The forging operation, which is scheduled to open in March, is expected to add as many as 70 jobs at the Houston facility, which now employs about 100 and currently provides engineering, machining, packaging, supply management and other services to such medical products companies as Johnson & Johnson and Boston Scientific.

The Houston facility is one of 11 MedSource operations around the country, including a second Pennsylvania plant in Corry, Erie County, where it employs 125 and manufactures products for surgical instrument makers and other customers.

At the moment, big suppliers of artificial hip and knee joints forge or cast many of the implants in-house and send the rough shapes to machining plants to be finished. Others are forged or cast by contract manufacturers, many of which do only a fraction of their business with medical equipment makers. Often, there's significant shaping needed after the contract manufacturers are done, said Dan Croteau, the company's senior vice president for corporate development.

MedSource hopes that by having a plant dedicated exclusively to orthopedic products and one that employs state-of-the-art technology, it can capture 10 percent of the $100 million annual market for components used in hip and knee replacement surgery, said Don Wagner, who serves as MedSource's director of strategic initiatives in Houston.

Those products include not only artificial hip and knee joints, but also the polymer-lined metal cups in which the joints rotate, and devices used while surgically implanting them.

Wagner said the Houston plant hoped to get an even larger share of the market for the metal-backed cups, or sockets for the joints, of which there are more than 600,000 made annually worldwide. "We feel we can get a majority of that business with the system we're putting in," he said.

Overall, an aging population has the number of orthopedic implant surgeries growing 10 percent to 12 percent annually, Croteau said.

The Houston plant already has made its mark in the industry, he added, citing the development of processing techniques that result in a stronger and more durable plastic liner for the metal cups and the facility's ability to perform assembly, packaging and other activities that reduce the work its customers do in-house before shipping their finished products.

Along with work for big orthopedic implant makers, the Houston plant does customized work for other medical device makers. As the region's biomedical products industry has grown, so has the opportunity for working with local clients, Wagner said.

Probably the best-known of its local clients is Respironics Inc., the Murrysville-based maker of devices to alleviate breathing and sleep disorders.

But MedSource's Houston operation also has worked with smaller local companies, including Bonecraft LLC, a developer of software and medical instruments for computer-assisted orthopedic surgery, and Biosafe Inc., with which MedSource has a joint venture. Biosafe developed and patented a process for treating various materials, including metals and polymers, with antimicrobial agents to keep them bacteria free.

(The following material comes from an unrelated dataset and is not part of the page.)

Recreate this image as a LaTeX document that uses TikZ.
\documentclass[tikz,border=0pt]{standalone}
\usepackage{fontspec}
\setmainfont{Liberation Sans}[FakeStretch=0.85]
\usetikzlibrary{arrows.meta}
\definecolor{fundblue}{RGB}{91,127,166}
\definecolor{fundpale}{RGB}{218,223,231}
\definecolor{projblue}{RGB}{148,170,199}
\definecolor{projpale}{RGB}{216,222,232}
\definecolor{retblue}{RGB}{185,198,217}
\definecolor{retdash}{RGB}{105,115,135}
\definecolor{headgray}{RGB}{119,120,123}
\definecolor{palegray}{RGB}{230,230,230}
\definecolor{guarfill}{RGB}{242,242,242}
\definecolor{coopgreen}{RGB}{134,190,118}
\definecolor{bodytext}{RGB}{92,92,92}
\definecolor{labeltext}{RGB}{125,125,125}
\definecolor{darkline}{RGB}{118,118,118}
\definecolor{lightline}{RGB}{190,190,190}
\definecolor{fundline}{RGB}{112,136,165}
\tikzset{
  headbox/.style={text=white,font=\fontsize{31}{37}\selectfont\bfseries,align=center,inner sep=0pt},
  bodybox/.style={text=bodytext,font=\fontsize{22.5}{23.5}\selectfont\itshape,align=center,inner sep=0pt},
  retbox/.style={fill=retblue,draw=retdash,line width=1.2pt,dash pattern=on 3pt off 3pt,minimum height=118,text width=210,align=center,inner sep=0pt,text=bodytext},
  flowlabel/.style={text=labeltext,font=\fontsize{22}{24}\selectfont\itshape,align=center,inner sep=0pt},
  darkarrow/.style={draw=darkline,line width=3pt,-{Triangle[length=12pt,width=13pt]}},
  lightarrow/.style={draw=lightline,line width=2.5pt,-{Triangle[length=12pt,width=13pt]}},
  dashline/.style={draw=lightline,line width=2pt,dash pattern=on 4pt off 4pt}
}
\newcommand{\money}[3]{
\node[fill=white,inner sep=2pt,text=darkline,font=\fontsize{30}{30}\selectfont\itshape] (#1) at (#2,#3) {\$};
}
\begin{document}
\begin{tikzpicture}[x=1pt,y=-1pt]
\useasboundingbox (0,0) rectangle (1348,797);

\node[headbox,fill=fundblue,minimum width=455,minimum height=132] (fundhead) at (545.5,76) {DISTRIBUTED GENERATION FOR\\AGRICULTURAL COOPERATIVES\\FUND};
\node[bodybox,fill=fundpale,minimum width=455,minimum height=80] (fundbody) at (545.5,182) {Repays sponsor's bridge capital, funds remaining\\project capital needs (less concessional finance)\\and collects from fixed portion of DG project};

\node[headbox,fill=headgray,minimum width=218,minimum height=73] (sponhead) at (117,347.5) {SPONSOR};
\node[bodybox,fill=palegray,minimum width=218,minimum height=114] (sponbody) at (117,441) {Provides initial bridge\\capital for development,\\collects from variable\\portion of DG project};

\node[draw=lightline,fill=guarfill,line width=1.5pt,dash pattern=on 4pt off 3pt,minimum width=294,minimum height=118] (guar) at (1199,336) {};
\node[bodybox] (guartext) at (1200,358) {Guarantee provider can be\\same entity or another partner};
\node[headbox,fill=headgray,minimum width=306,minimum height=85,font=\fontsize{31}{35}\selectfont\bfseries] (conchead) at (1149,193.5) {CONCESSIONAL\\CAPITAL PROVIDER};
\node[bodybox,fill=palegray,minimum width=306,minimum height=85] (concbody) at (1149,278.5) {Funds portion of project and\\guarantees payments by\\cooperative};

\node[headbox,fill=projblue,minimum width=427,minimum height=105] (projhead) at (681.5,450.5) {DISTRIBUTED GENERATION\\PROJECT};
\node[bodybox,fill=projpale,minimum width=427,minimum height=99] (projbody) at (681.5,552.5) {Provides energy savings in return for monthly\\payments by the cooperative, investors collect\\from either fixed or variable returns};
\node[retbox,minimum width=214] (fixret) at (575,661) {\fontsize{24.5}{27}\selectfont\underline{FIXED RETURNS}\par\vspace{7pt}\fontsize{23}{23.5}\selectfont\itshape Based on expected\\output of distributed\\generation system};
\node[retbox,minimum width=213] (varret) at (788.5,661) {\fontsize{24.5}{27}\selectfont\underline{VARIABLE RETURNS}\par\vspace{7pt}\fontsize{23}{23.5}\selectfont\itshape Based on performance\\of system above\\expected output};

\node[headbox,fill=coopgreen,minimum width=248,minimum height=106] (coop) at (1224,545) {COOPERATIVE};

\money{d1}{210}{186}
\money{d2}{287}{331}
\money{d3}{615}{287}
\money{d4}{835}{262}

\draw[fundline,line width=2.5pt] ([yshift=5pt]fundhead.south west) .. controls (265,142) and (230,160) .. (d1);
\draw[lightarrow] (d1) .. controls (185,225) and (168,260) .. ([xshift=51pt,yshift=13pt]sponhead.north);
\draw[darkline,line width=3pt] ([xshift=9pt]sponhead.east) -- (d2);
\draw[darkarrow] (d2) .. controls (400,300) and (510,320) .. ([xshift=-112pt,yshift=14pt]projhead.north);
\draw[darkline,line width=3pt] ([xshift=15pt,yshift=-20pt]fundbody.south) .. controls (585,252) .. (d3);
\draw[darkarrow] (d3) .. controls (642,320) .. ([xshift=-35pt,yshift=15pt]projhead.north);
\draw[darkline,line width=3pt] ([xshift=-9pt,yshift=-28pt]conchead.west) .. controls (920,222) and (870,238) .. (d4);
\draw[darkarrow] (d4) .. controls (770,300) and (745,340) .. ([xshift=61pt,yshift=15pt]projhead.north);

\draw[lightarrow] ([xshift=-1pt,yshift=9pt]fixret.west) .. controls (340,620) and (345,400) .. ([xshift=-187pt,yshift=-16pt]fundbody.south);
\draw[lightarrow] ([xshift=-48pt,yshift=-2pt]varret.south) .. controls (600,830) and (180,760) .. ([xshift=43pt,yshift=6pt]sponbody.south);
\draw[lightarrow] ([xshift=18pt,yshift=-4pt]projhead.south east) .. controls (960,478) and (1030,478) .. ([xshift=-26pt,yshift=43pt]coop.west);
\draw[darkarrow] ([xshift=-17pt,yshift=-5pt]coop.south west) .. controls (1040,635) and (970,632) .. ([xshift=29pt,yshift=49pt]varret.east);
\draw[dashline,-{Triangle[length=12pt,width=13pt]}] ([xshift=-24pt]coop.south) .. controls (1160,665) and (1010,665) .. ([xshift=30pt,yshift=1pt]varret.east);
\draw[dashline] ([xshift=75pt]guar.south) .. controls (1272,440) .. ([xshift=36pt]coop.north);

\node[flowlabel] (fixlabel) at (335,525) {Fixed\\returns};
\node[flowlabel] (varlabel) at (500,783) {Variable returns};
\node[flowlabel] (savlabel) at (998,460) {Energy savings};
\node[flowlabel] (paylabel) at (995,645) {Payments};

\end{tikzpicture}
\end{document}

Wagner founded the Houston operation as Cycam Inc. 16 years ago and sold the company, which had roughly $10 million in 2002 sales, to MedSource last year for $18 million in cash and 660,000 shares of the Minneapolis company's common stock.

When he founded Cycam, he wasn't banking on finding customers in the region, but he had no trouble finding skilled employees, he said. At the time, industries ranging from nuclear engineering to steelmaking were laying off people with skills similar to the ones Cycam needed.

"It made it fairly convenient to start up," Wagner said.